Rows from a dataset of charts and code

• • •

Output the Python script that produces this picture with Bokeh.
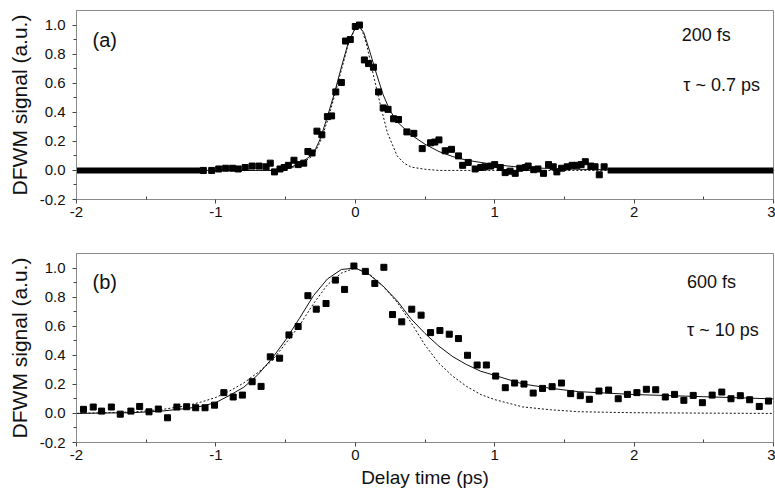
from bokeh.plotting import figure
from bokeh.layouts import column
from bokeh.models import FixedTicker, PrintfTickFormatter, Label, Range1d
from bokeh.embed import file_html
from bokeh.resources import INLINE

FONT = "Liberation Sans"

# ---------------- Panel (a): 200 fs, tau ~ 0.7 ps ----------------
a_x = [-1.09, -1.03, -0.98, -0.93, -0.88, -0.84, -0.79, -0.74, -0.69, -0.64,
       -0.61, -0.58, -0.54, -0.51, -0.48, -0.44, -0.41, -0.37, -0.34, -0.31,
       -0.275, -0.24, -0.20, -0.17, -0.14, -0.10, -0.07, -0.036, 0.0, 0.03,
       0.065, 0.095, 0.13, 0.167, 0.20, 0.235, 0.275, 0.31, 0.37, 0.42,
       0.48, 0.54, 0.57, 0.60, 0.645, 0.69, 0.74, 0.77, 0.81, 0.86,
       0.90, 0.93, 0.97, 1.00, 1.04, 1.075, 1.11, 1.147, 1.18, 1.22,
       1.24, 1.28, 1.31, 1.35, 1.386, 1.42, 1.446, 1.48, 1.52, 1.555,
       1.59, 1.62, 1.65, 1.69, 1.72, 1.75, 1.785]
a_y = [0.0, 0.0, 0.01, 0.015, 0.015, 0.01, 0.02, 0.03, 0.03, 0.025,
       0.05, -0.01, 0.01, 0.02, 0.035, 0.07, 0.04, 0.05, 0.13, 0.12,
       0.27, 0.245, 0.37, 0.375, 0.54, 0.605, 0.89, 0.90, 0.99, 1.0,
       0.76, 0.735, 0.71, 0.54, 0.43, 0.42, 0.355, 0.35, 0.265, 0.255,
       0.15, 0.19, 0.195, 0.21, 0.135, 0.145, 0.10, 0.035, 0.055, 0.01,
       0.02, 0.025, 0.03, 0.04, 0.02, -0.015, -0.005, -0.02, 0.015, 0.02,
       0.03, 0.005, 0.01, -0.02, 0.04, 0.025, -0.01, 0.015, 0.025, 0.035,
       0.035, 0.04, 0.06, 0.03, 0.025, -0.03, 0.025]

# densely packed zero-level points, drawn as thick bands
a_base_x0 = [-2.0, 1.81]
a_base_x1 = [-1.10, 3.0]
a_base_y = [0.0, 0.0]

a_fit_x = [-2.0, -0.6, -0.5, -0.4, -0.3, -0.25, -0.2, -0.15, -0.1, -0.05, 0.0, 0.02,
           0.06, 0.1, 0.15, 0.2, 0.25, 0.3, 0.4, 0.5, 0.6, 0.7, 0.8, 1.0, 1.2, 1.5, 2.0, 3.0]
a_fit_y = [0.0, 0.0, 0.01, 0.045, 0.115, 0.22, 0.37, 0.53, 0.71, 0.88, 0.98, 1.0,
           0.95, 0.83, 0.67, 0.52, 0.41, 0.335, 0.245, 0.18, 0.13, 0.095, 0.07, 0.04, 0.02, 0.01, 0.0, 0.0]

a_pulse_x = [-2.0, -0.6, -0.5, -0.4, -0.3, -0.25, -0.2, -0.15, -0.1, -0.05, 0.0, 0.02,
             0.05, 0.08, 0.13, 0.18, 0.23, 0.3, 0.35, 0.4, 0.5, 0.6, 3.0]
a_pulse_y = [0.0, 0.0, 0.008, 0.035, 0.105, 0.2, 0.34, 0.51, 0.69, 0.87, 0.98, 1.0,
             0.96, 0.87, 0.655, 0.45, 0.26, 0.10, 0.05, 0.023, 0.008, 0.0, 0.0]

# ---------------- Panel (b): 600 fs, tau ~ 10 ps ----------------
b_x = [-1.95, -1.88, -1.82, -1.75, -1.686, -1.61, -1.547, -1.48, -1.413, -1.347,
       -1.28, -1.21, -1.145, -1.078, -1.01, -0.943, -0.876, -0.81, -0.74, -0.676,
       -0.61, -0.543, -0.476, -0.41, -0.34, -0.28, -0.21, -0.143, -0.077, -0.01,
       0.072, 0.14, 0.205, 0.267, 0.333, 0.405, 0.472, 0.54, 0.607, 0.674,
       0.74, 0.805, 0.874, 0.94, 1.007, 1.076, 1.143, 1.21, 1.276, 1.343,
       1.412, 1.479, 1.545, 1.614, 1.679, 1.748, 1.817, 1.886, 1.952, 2.02,
       2.088, 2.155, 2.224, 2.29, 2.357, 2.424, 2.49, 2.56, 2.629, 2.695,
       2.762, 2.829, 2.898, 2.964]
b_y = [0.028, 0.044, 0.016, 0.044, -0.005, 0.016, 0.048, 0.011, 0.03, -0.03,
       0.044, 0.046, 0.039, 0.039, 0.057, 0.143, 0.113, 0.126, 0.218, 0.186,
       0.389, 0.38, 0.54, 0.598, 0.81, 0.717, 0.756, 0.917, 0.853, 1.014,
       0.977, 0.894, 1.005, 0.68, 0.63, 0.717, 0.676, 0.556, 0.57, 0.545,
       0.515, 0.40, 0.333, 0.333, 0.257, 0.177, 0.209, 0.202, 0.14, 0.172,
       0.184, 0.209, 0.136, 0.122, 0.097, 0.154, 0.161, 0.101, 0.131, 0.143,
       0.166, 0.163, 0.113, 0.131, 0.09, 0.124, 0.074, 0.126, 0.147, 0.101,
       0.122, 0.094, 0.048, 0.085]

b_curve_x = [-2.0, -1.6, -1.4, -1.2, -1.1, -1.0, -0.9, -0.8, -0.7, -0.6, -0.5, -0.4,
             -0.3, -0.2, -0.1, 0.0, 0.1, 0.2, 0.3, 0.4, 0.5, 0.6, 0.7, 0.8, 0.9, 1.0,
             1.2, 1.4, 1.6, 1.8, 2.0, 2.5, 3.0]
b_fit_y = [0.0, 0.005, 0.015, 0.035, 0.05, 0.075, 0.125, 0.18, 0.265, 0.375, 0.505, 0.655,
           0.81, 0.925, 0.99, 1.0, 0.955, 0.875, 0.775, 0.65, 0.55, 0.462, 0.39, 0.335, 0.29, 0.262,
           0.203, 0.173, 0.15, 0.14, 0.13, 0.115, 0.10]
b_pulse_y = [0.0, 0.01, 0.025, 0.055, 0.08, 0.11, 0.155, 0.21, 0.28, 0.36, 0.48, 0.605,
             0.755, 0.885, 0.965, 1.0, 0.96, 0.875, 0.765, 0.625, 0.47, 0.345, 0.255, 0.185, 0.13, 0.095,
             0.045, 0.025, 0.012, 0.008, 0.005, 0.002, 0.0]

x_ticks = [-2, -1, 0, 1, 2, 3]
x_minor = [-1.5, -0.5, 0.5, 1.5, 2.5]
y_ticks = [-0.2, 0.0, 0.2, 0.4, 0.6, 0.8, 1.0]
y_minor = [-0.1, 0.1, 0.3, 0.5, 0.7, 0.9]

FRAME = "#8a8a8a"
INK = "#111111"


def make_panel(height, top, bottom, xlabel):
    p = figure(width=775, height=height, output_backend="svg", toolbar_location=None,
               x_range=Range1d(-2, 3), y_range=Range1d(-0.2, 1.1),
               min_border_left=76, min_border_right=2,
               min_border_top=top, min_border_bottom=bottom,
               background_fill_color="white", border_fill_color="white")
    p.grid.visible = False
    p.outline_line_color = FRAME
    p.outline_line_width = 1

    p.xaxis.ticker = FixedTicker(ticks=x_ticks, minor_ticks=x_minor)
    p.xaxis.formatter = PrintfTickFormatter(format="%d")
    p.yaxis.ticker = FixedTicker(ticks=y_ticks, minor_ticks=y_minor)
    p.yaxis.formatter = PrintfTickFormatter(format="%.1f")

    for ax in (p.xaxis[0], p.yaxis[0]):
        ax.axis_line_color = FRAME
        ax.major_tick_line_color = "#444444"
        ax.minor_tick_line_color = "#444444"
        ax.major_label_text_font = FONT
        ax.major_label_text_font_size = "15px"
        ax.major_label_text_color = INK
        ax.axis_label_text_font = FONT
        ax.axis_label_text_font_style = "normal"
        ax.axis_label_text_color = INK
    p.xaxis.major_tick_out = 4
    p.xaxis.major_tick_in = 0
    p.xaxis.minor_tick_out = 0
    p.xaxis.minor_tick_in = 3
    p.xaxis.major_label_standoff = 3
    p.yaxis.major_tick_out = 4
    p.yaxis.major_tick_in = 0
    p.yaxis.minor_tick_out = 3
    p.yaxis.minor_tick_in = 0
    p.yaxis.major_label_standoff = 7

    p.yaxis.axis_label = "DFWM signal (a.u.)"
    p.yaxis.axis_label_text_font_size = "21px"
    p.yaxis.axis_label_standoff = 6
    if xlabel:
        p.xaxis.axis_label = xlabel
        p.xaxis.axis_label_text_font_size = "19px"
        p.xaxis.axis_label_standoff = 4
    return p


pa = make_panel(230, 10, 31, None)
pa.line(a_pulse_x, a_pulse_y, line_color=INK, line_width=1, line_dash="2 2")
pa.line(a_fit_x, a_fit_y, line_color=INK, line_width=1)
pa.segment(x0=a_base_x0, y0=a_base_y, x1=a_base_x1, y1=a_base_y,
           line_color="black", line_width=6, line_cap="butt")
pa.scatter(a_x, a_y, marker="square", size=6, color="black")
pa.add_layout(Label(x=-1.885, y=0.90, text="(a)", text_font=FONT, text_font_size="20px",
                    text_baseline="middle", text_color=INK))
pa.add_layout(Label(x=2.342, y=0.93, text="200 fs", text_font=FONT, text_font_size="18px",
                    text_baseline="middle", text_color=INK))
pa.add_layout(Label(x=2.353, y=0.586, text="\u03c4 ~ 0.7 ps", text_font=FONT, text_font_size="18px",
                    text_baseline="middle", text_color=INK))

pb = make_panel(264, 23, 52, "Delay time (ps)")
pb.line(b_curve_x, b_pulse_y, line_color=INK, line_width=1, line_dash="2 2")
pb.line(b_curve_x, b_fit_y, line_color=INK, line_width=1)
pb.scatter(b_x, b_y, marker="square", size=6, color="black")
pb.add_layout(Label(x=-1.885, y=0.905, text="(b)", text_font=FONT, text_font_size="20px",
                    text_baseline="middle", text_color=INK))
pb.add_layout(Label(x=2.38, y=0.905, text="600 fs", text_font=FONT, text_font_size="18px",
                    text_baseline="middle", text_color=INK))
pb.add_layout(Label(x=2.38, y=0.572, text="\u03c4 ~ 10 ps", text_font=FONT, text_font_size="18px",
                    text_baseline="middle", text_color=INK))

layout = column(pa, pb, spacing=0)
open("out.html", "w").write(file_html(layout, INLINE))
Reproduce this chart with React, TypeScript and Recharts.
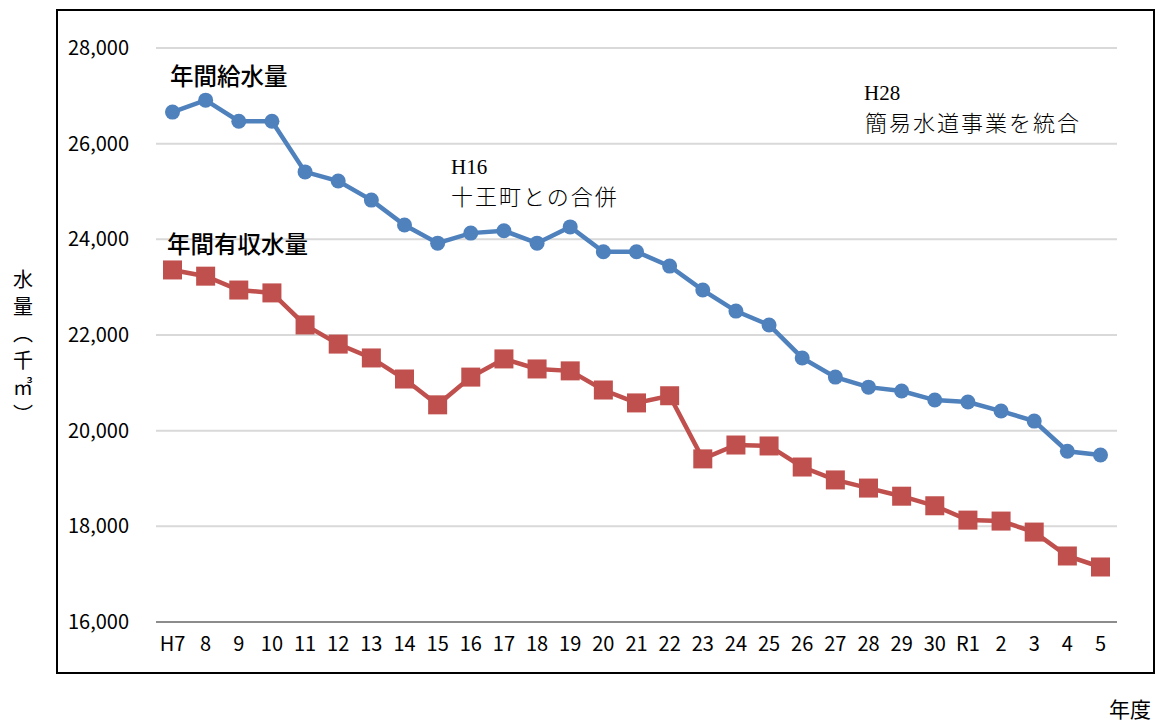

• • •

> **Stated problem**
Look over the records above and copy each line that includes the string "with".

> **Solution**
Output the Python script that produces this picture with Bokeh.
Reproduce this chart with React, TypeScript and Recharts.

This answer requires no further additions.